You can find them on the streets in town centres, shopping centres or supermarkets. You can also buy a Bleuet de France online at €1 a flower or €5 for a special centenary flower, where other products with the flower symbol such as umbrellas, earrings and t-shirts are also available.

Orders are not currently sent abroad, though Connexion has been told that this service should be up and running for their next campaign in May 2019. Organisers will, however, send to the UK if you email bleuet-de-france@onacvg.fr or contact them via their Facebook page.

This year’s Bleuet de France campaign also includes short video clips to raise awareness of the type of people helped by the money they collect, wounded military personnel, widows and war orphans.

The cornflower was chosen as a symbol at the end of World War One because of the blue uniforms of young soldiers who were nicknamed the bleuets by the older poilus. The idea of selling flowers made out of material to raise money for the wounded came from two women, Charlotte Malleterre, the daughter of the director of the l’Hôtel National des Invalides and Suzanne Leenhardt, a nurse.

In 1925, they set up a workshop where wounded soldiers made the flowers. In 1934, they were sold for the first time on the streets of Paris on November 11 - 128,000 were sold on that first day. It was such a success that the following year they were sold throughout France and the tradition continues to this day and has been extended so they are also sold on and around VE day on May 8.

The money collected is given to the Office National des Anciens Combattants et Victimes de Guerre which takes care of all war and terrorist victims and is also responsible for most of the war memorial events.

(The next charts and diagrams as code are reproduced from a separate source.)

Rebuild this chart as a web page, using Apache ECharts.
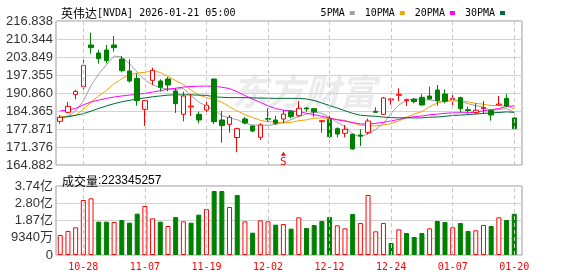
<!DOCTYPE html>
<html>
<head>
<meta charset="utf-8">
<title>英伟达 日K</title>
<script src="https://cdn.jsdelivr.net/npm/echarts@6/dist/echarts.min.js"></script>
<style>
    html, body { margin: 0; padding: 0; background: #fff; }
    #main { width: 578px; height: 276px; }
</style>
</head>
<body>
<div id="main"></div>
<script type="text/javascript">
    // 交易日
    var dates = ['10-23','10-24','10-27','10-28','10-29','10-30','10-31','11-03','11-04','11-05',
        '11-06','11-07','11-10','11-11','11-12','11-13','11-14','11-17','11-18','11-19',
        '11-20','11-21','11-24','11-25','11-26','11-28','12-01','12-02','12-03','12-04',
        '12-05','12-08','12-09','12-10','12-11','12-12','12-15','12-16','12-17','12-18',
        '12-19','12-22','12-23','12-24','12-26','12-29','12-30','12-31','01-02','01-05',
        '01-06','01-07','01-08','01-09','01-12','01-13','01-14','01-15','01-16','01-20'];
    var xTickLabels = ['10-28','11-07','11-19','12-02','12-12','12-24','01-07','01-20'];

    // K线 [开, 收, 低, 高]
    var kData = [
        [180.64,182.08,179.80,182.92],[183.89,186.05,183.53,187.61],[190.38,191.46,188.58,191.94],
        [193.15,200.84,192.06,203.13],[208.18,207.22,205.05,212.63],[205.29,203.25,201.45,206.38],
        [206.38,202.53,201.57,208.18],[208.18,207.22,205.77,211.43],[203.13,198.92,198.32,204.21],
        [198.80,195.19,194.59,203.01],[196.15,188.08,186.29,197.96],[184.97,188.15,178.96,188.40],
        [195.43,199.04,193.75,200.00],[195.19,192.91,191.34,195.79],[195.91,193.75,191.46,196.64],
        [191.58,187.01,183.65,192.55],[183.17,189.78,180.64,191.34],[185.81,186.17,182.56,190.50],
        [183.17,181.12,179.92,184.13],[184.73,186.41,182.92,187.73],[195.91,180.52,179.68,196.00],
        [181.12,179.08,172.94,184.37],[179.56,182.08,176.55,182.92],[174.80,178.00,169.50,178.30],
        [181.48,180.04,179.57,182.20],[178.96,177.15,176.68,179.10],[174.88,179.31,173.90,179.93],
        [181.60,181.40,180.50,185.34],[181.12,179.93,179.31,182.67],[181.48,183.28,179.93,184.73],
        [184.30,182.31,181.73,184.73],[182.68,185.33,182.32,187.98],[185.45,185.09,184.13,185.81],
        [185.21,184.01,182.32,185.40],[180.52,180.88,176.55,181.12],[181.36,175.11,174.62,182.80],
        [177.99,176.07,174.86,178.47],[176.31,177.75,174.86,179.31],[175.95,170.66,170.42,176.31],
        [175.71,175.35,171.74,177.75],[176.55,180.76,175.95,181.60],[184.25,183.89,183.80,185.69],
        [183.17,189.06,182.92,189.42],[188.34,188.70,186.65,188.94],[190.02,190.38,187.98,192.55],
        [188.10,188.46,186.17,188.82],[188.58,187.73,187.13,189.06],[189.30,186.53,186.40,190.50],
        [189.78,188.70,188.34,193.15],[191.94,188.12,186.29,193.75],[190.50,187.90,187.13,192.19],
        [188.58,188.94,186.53,190.98],[189.18,185.21,183.77,189.54],[184.85,184.55,183.53,185.93],
        [183.77,184.65,183.28,187.13],[185.21,185.57,183.28,187.98],[184.49,182.92,180.88,184.97],
        [186.53,186.89,186.40,189.78],[188.94,186.17,185.69,190.50],[181.84,177.99,177.75,182.08]
    ];

    // 成交量(股)
    var volumes = [108300000,129900000,149800000,297800000,306800000,180500000,180500000,178700000,189500000,175100000,
        223800000,265300000,198500000,180500000,157000000,205800000,182300000,175100000,218400000,249100000,
        346500000,346500000,259900000,324900000,182300000,120900000,187700000,182300000,164200000,167800000,
        142600000,204000000,146200000,162400000,184100000,205800000,160600000,144400000,222000000,173300000,
        324900000,128100000,173300000,65000000,139000000,119100000,97500000,119100000,144400000,184100000,
        178700000,149800000,173300000,129900000,133600000,162400000,157000000,204000000,189500000,223345257];
    var latestVolume = 223345257;

    // 均线
    var ma5 = [181.90,182.50,184.30,188.00,193.53,197.76,201.06,204.21,203.83,201.42,
        198.39,195.48,193.85,192.64,192.36,192.14,192.50,189.92,187.57,186.10,
        184.80,182.66,181.84,181.22,179.94,179.27,179.32,179.18,179.57,180.21,
        181.25,182.45,183.19,184.00,183.52,182.08,180.23,178.76,176.09,174.99,
        176.12,177.68,179.94,183.55,186.56,188.10,188.87,188.36,188.36,187.90,
        187.83,188.07,187.81,186.99,186.29,185.79,184.58,184.92,185.23,183.91];
    var ma10 = [182.25,182.50,182.90,184.90,187.60,189.80,191.80,194.20,196.00,197.48,
        198.08,198.27,199.03,198.24,196.89,195.27,193.99,191.89,190.11,189.23,
        188.47,187.58,185.88,184.39,183.02,182.04,180.99,180.51,180.39,180.08,
        180.26,180.88,181.18,181.79,181.87,181.67,181.34,180.98,180.05,179.26,
        179.10,178.96,179.35,179.82,180.77,182.11,183.27,184.15,185.96,187.23,
        187.97,188.47,188.09,187.68,187.10,186.81,186.33,186.37,186.11,185.10];
    var ma20 = [184.40,184.70,185.30,186.60,187.60,188.30,188.90,189.40,189.80,190.10,
        190.40,190.70,191.20,191.70,192.20,192.60,193.00,193.20,193.30,193.35,
        193.27,192.93,192.46,191.31,189.96,188.65,187.49,186.20,185.25,184.65,
        184.36,184.23,183.53,183.09,182.45,181.85,181.16,180.74,180.22,179.67,
        179.68,179.92,180.27,180.80,181.32,181.89,182.31,182.56,183.00,183.24,
        183.53,183.71,183.72,183.75,183.94,184.46,184.80,185.26,186.03,186.17];
    var ma30 = [182.00,182.30,182.80,183.40,184.30,185.30,186.20,187.00,187.70,188.20,
        188.70,189.10,189.50,189.80,190.10,190.20,190.20,190.20,190.10,190.00,
        189.50,189.30,189.20,189.20,189.20,189.10,189.00,189.00,188.90,188.93,
        188.94,188.91,188.70,188.14,187.26,186.32,185.44,184.46,183.52,182.85,
        182.61,182.47,182.14,182.00,181.89,181.94,181.87,181.88,182.13,182.19,
        182.44,182.77,182.87,183.09,183.25,183.53,183.65,183.83,184.04,183.86];

    // 信号点
    var signals = [{date: '12-04', price: 168.9, text: 'S'}];

    var priceMin = 164.882, priceMax = 216.838, priceStep = 6.4945;
    var volMax = 373600000, volStep = 93400000;

    var UP = '#ff0000', DOWN = '#008000';
    var monoFont = "'DejaVu Sans Mono', 'Noto Sans CJK SC', monospace";
    var sansFont = "'Liberation Sans', 'Noto Sans CJK SC', sans-serif";

    // 成交量颜色按收盘涨跌
    var volData = volumes.map(function (v, i) {
        var up = i === 0 ? kData[i][1] >= kData[i][0] : kData[i][1] >= kData[i - 1][1];
        return {
            value: v,
            itemStyle: up ? {color: '#fff', borderColor: UP, borderWidth: 1}
                          : {color: DOWN, borderColor: DOWN, borderWidth: 1}
        };
    });

    function volLabel(v) {
        if (v === 0) return '0';
        if (v >= 1e8) return (v / 1e8).toFixed(2) + '亿';
        return Math.round(v / 1e4) + '万';
    }

    var dashLines = {
        silent: true,
        symbol: 'none',
        label: {show: false},
        lineStyle: {color: '#c8c8c8', type: [4, 3], width: 1},
        data: xTickLabels.map(function (d) { return {xAxis: d}; })
    };

    function maSeries(name, data, color) {
        return {
            name: name, type: 'line', data: data,
            xAxisIndex: 1, yAxisIndex: 1,
            symbol: 'none', smooth: false, z: 2,
            lineStyle: {color: color, width: 1},
            itemStyle: {color: color}
        };
    }

    var myChart = echarts.init(document.getElementById('main'), null, {renderer: 'canvas'});

    var option = {
        animation: false,
        backgroundColor: '#fff',
        title: [{
            left: 56, top: 2,
            text: '{c|英伟达}{m|[NVDA] 2026-01-21 05:00}',
            textStyle: {
                fontWeight: 'normal',
                rich: {
                    c: {fontFamily: 'Noto Sans CJK SC', fontSize: 12, fontWeight: 'normal', color: '#000'},
                    m: {fontFamily: monoFont, fontSize: 10, fontWeight: 'normal', color: '#000'}
                }
            }
        }, {
            left: 57, top: 170,
            text: '{c|成交量}{m|:' + latestVolume + '}',
            textStyle: {
                fontWeight: 'normal',
                rich: {
                    c: {fontFamily: 'Noto Sans CJK SC', fontSize: 12, fontWeight: 'normal', color: '#000'},
                    m: {fontFamily: sansFont, fontSize: 12, fontWeight: 'normal', color: '#000'}
                }
            }
        }],
        legend: {
            top: 3, right: 68,
            align: 'right',
            icon: 'rect',
            itemWidth: 5, itemHeight: 4, itemGap: 10,
            textStyle: {fontFamily: monoFont, fontSize: 10, color: '#000'},
            data: ['5PMA', '10PMA', '20PMA', '30PMA']
        },
        graphic: [{
            type: 'text', left: 232, top: 73, z: 0, silent: true,
            style: {
                text: '东方财富',
                font: 'italic bold 36px "Noto Sans CJK SC"',
                fill: '#ebebee'
            }
        }],
        grid: [
            {left: 56, top: 21, width: 466, height: 144, show: true, borderColor: '#999', borderWidth: 1},
            {left: 56.4, top: 21, width: 461.7, height: 144},
            {left: 56, top: 186, width: 466, height: 69, show: true, borderColor: '#999', borderWidth: 1},
            {left: 56.4, top: 186, width: 461.7, height: 69}
        ],
        xAxis: [
            {type: 'category', gridIndex: 0, data: dates, show: false},
            {type: 'category', gridIndex: 1, data: dates, boundaryGap: true, show: false},
            {type: 'category', gridIndex: 2, data: dates, show: false},
            {
                type: 'category', gridIndex: 3, data: dates, boundaryGap: true,
                axisLine: {show: false}, axisTick: {show: false}, splitLine: {show: false},
                axisLabel: {
                    color: UP, fontFamily: monoFont, fontSize: 10, margin: 7,
                    interval: function (i, v) { return xTickLabels.indexOf(v) >= 0; }
                }
            }
        ],
        yAxis: [
            {
                type: 'value', gridIndex: 0, min: priceMin, max: priceMax, interval: priceStep,
                axisLine: {show: false}, axisTick: {show: false},
                axisLabel: {color: '#333', fontFamily: sansFont, fontSize: 13, margin: 3,
                    formatter: function (v) { return v.toFixed(3); }},
                splitLine: {show: true, lineStyle: {color: '#d2d2d2', width: 1}}
            },
            {type: 'value', gridIndex: 1, min: priceMin, max: priceMax, show: false, splitLine: {show: false}},
            {
                type: 'value', gridIndex: 2, min: 0, max: volMax, interval: volStep,
                axisLine: {show: false}, axisTick: {show: false},
                axisLabel: {color: '#333', fontFamily: sansFont, fontSize: 13, margin: 3, formatter: volLabel},
                splitLine: {show: true, lineStyle: {color: '#d2d2d2', width: 1}}
            },
            {type: 'value', gridIndex: 3, min: 0, max: volMax, show: false, splitLine: {show: false}}
        ],
        series: [
            maSeries('5PMA', ma5, '#a0a0a0'),
            maSeries('10PMA', ma10, '#f5a300'),
            maSeries('20PMA', ma20, '#ff00ff'),
            maSeries('30PMA', ma30, '#006b33'),
            {
                name: 'K', type: 'candlestick', data: kData,
                xAxisIndex: 1, yAxisIndex: 1, z: 3,
                barWidth: 5,
                itemStyle: {color: '#fff', color0: DOWN, borderColor: UP, borderColor0: DOWN, borderWidth: 1},
                markLine: dashLines,
                markPoint: {
                    silent: true,
                    symbol: 'triangle', symbolSize: [5, 4],
                    itemStyle: {color: UP},
                    label: {show: true, position: 'bottom', distance: 1, color: UP,
                        fontFamily: monoFont, fontSize: 11,
                        formatter: function (p) { return p.data.text; }},
                    data: signals.map(function (s) { return {coord: [s.date, s.price], text: s.text}; })
                }
            },
            {
                name: 'VOL', type: 'bar', data: volData,
                xAxisIndex: 3, yAxisIndex: 3, barWidth: 5,
                markLine: dashLines
            }
        ]
    };
    myChart.setOption(option);
</script>
</body>
</html>
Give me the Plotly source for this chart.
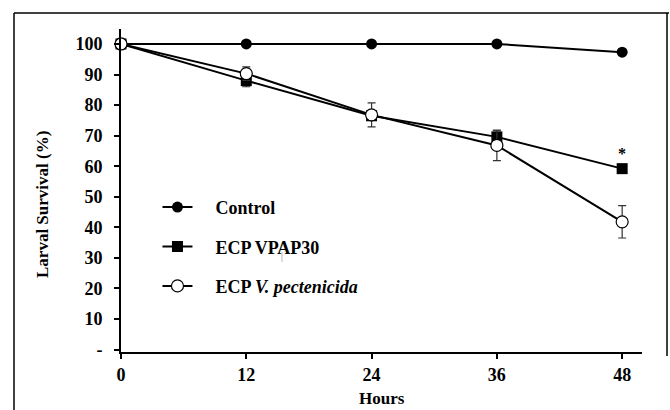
import plotly.graph_objects as go

hours = [0, 12, 24, 36, 48]
control = [100, 100, 100, 100, 97.3]
vpap30 = [100, 88.0, 76.5, 69.6, 59.2]
vpap30_err = [0, 2.0, 1.5, 2.0, 0]
vpect = [100, 90.3, 76.8, 66.8, 41.8]
vpect_err = [0, 2.2, 3.9, 5.0, 5.3]
y_ticks = [0, 10, 20, 30, 40, 50, 60, 70, 80, 90, 100]
y_labels = ["-", "10", "20", "30", "40", "50", "60", "70", "80", "90", "100"]

FONT = "Liberation Serif"
PAD = "\u00a0" * 4

fig = go.Figure()
fig.add_trace(go.Scatter(
    x=hours, y=control, name=PAD + "Control", mode="lines+markers",
    line=dict(color="black", width=2),
    marker=dict(symbol="circle", size=11, color="black"),
    cliponaxis=False, legendgroup="a"))
fig.add_trace(go.Scatter(
    x=hours, y=vpap30, name=PAD + "ECP VPAP30", mode="lines+markers",
    line=dict(color="black", width=2),
    marker=dict(symbol="square", size=11, color="black"),
    error_y=dict(type="data", array=vpap30_err, color="#333", thickness=1.2, width=4),
    cliponaxis=False, legendgroup="b"))
fig.add_trace(go.Scatter(
    x=hours, y=vpect, name=PAD + "ECP <i>V. pectenicida</i>", mode="lines+markers",
    line=dict(color="black", width=2),
    marker=dict(symbol="circle", size=12, color="white", line=dict(color="black", width=1.2)),
    error_y=dict(type="data", array=vpect_err, color="#333", thickness=1.2, width=4),
    cliponaxis=False, legendgroup="c"))

fig.add_annotation(x=48, y=vpap30[-1] + 1.4, text="*", showarrow=False,
                   font=dict(family=FONT, size=16, color="black", weight="bold"),
                   yanchor="bottom")

# axis titles
fig.add_annotation(xref="paper", yref="paper", x=(382 - 121) / 521, y=-(399 - 352) / 323,
                   text="Hours", showarrow=False, yanchor="middle",
                   font=dict(family=FONT, size=17, color="black", weight="bold"))
fig.add_annotation(xref="paper", yref="paper", x=-(121 - 42) / 521, y=(352 - 205) / 323,
                   text="Larval Survival (%)", showarrow=False, textangle=-90,
                   xanchor="center", yanchor="middle",
                   font=dict(family=FONT, size=17, color="black", weight="bold"))

# outer frame lines and small artifact
fig.add_shape(type="line", xref="paper", yref="paper",
              x0=-(121 - 14) / 521, x1=(669 - 121) / 521, y0=(352 - 13) / 323, y1=(352 - 13) / 323,
              line=dict(color="black", width=1.5))
fig.add_shape(type="line", xref="paper", yref="paper",
              x0=-(121 - 14) / 521, x1=-(121 - 14) / 521, y0=(352 - 13) / 323, y1=-(420 - 352) / 323,
              line=dict(color="black", width=1.5))
fig.add_shape(type="line", xref="paper", yref="paper",
              x0=(667 - 121) / 521, x1=(667 - 121) / 521, y0=(352 - 13) / 323, y1=-(356 - 352) / 323,
              line=dict(color="black", width=1.5))
fig.add_shape(type="line", xref="paper", yref="paper",
              x0=(282 - 121) / 521, x1=(282 - 121) / 521, y0=(352 - 252) / 323, y1=(352 - 262) / 323,
              line=dict(color="#bbb", width=1))

fig.update_layout(
    width=670, height=410,
    margin=dict(l=121, r=28, t=29, b=58),
    paper_bgcolor="white", plot_bgcolor="white",
    font=dict(family=FONT, size=17, color="black"),
    showlegend=True,
    legend=dict(x=0.07, y=0.505, xanchor="left", yanchor="top",
                bgcolor="rgba(0,0,0,0)", tracegroupgap=13,
                font=dict(family=FONT, size=18, color="black", weight="bold")),
    xaxis=dict(range=[0, 49.9], tickvals=hours, ticktext=[str(h) for h in hours],
               showgrid=False, zeroline=False, showline=True, linecolor="black", linewidth=2,
               ticks="outside", ticklen=5, tickwidth=2, tickcolor="black",
               tickfont=dict(family=FONT, size=18, color="black", weight="bold")),
    yaxis=dict(range=[-0.8, 104.9], tickvals=y_ticks, ticktext=y_labels,
               showgrid=False, zeroline=False, showline=True, linecolor="black", linewidth=2,
               ticks="outside", ticklen=5, tickwidth=2, tickcolor="black",
               ticklabelstandoff=8,
               tickfont=dict(family=FONT, size=18, color="black", weight="bold")),
)

fig.write_html("out.html", config={"displayModeBar": False},
               post_script="document.body.style.margin='0';document.body.style.overflow='hidden';")
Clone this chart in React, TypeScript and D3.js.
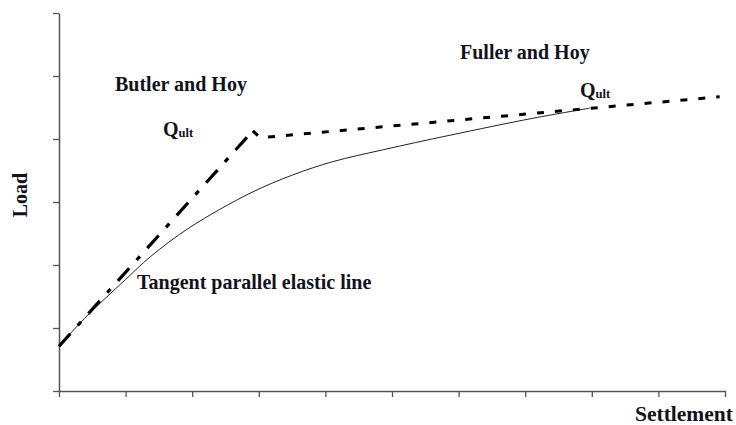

From €100 collected, €58 goes to help retired and injured members of the armed forces, war and terrorism victims, €25 goes to organising memorial events and the remaining €17 is used for administrative purposes. In 2017, €1.3M was raised by the sale of cornflowers, donations and sale of other cornflower products on their website.

You can also buy poppies for Remembrance in France.
There are nine branches of the Royal British Legion in France, and each one has several different locations in their area where you can pick up a poppy. The branches cover Paris, Bordeaux and the South-West, Somme, Lyon, Nice-Monaco, Nord/Pas de Calais, Cannes-Provence, Linazay-Poitou-Charentes and Central Brittany. You can email Catherine Curtis at kissmekate1@orange.fr, Brenda Vockings at vockings@btinternet.com or Commander Michael Healy MBE at mhealy@orange.fr for poppies by post for anyone anywhere in France.
Catherine Curtis, from the Brittany branch, has a small stock of wreaths and other poppy items including lapel poppies and handmade items and is happy to supply to anyone who asks. Brenda Vockings, from the Bordeaux branch, says she can also supply anniversary poppy pins, car poppies and poppy bracelets and donations can be made on-line to their branch Just Giving account, which you can find via the RBL France website. Commander Healy, chairman of the Nice-Monaco branch, says you can buy poppies just for you or you can order several to sellto others and pay later for any that are sold.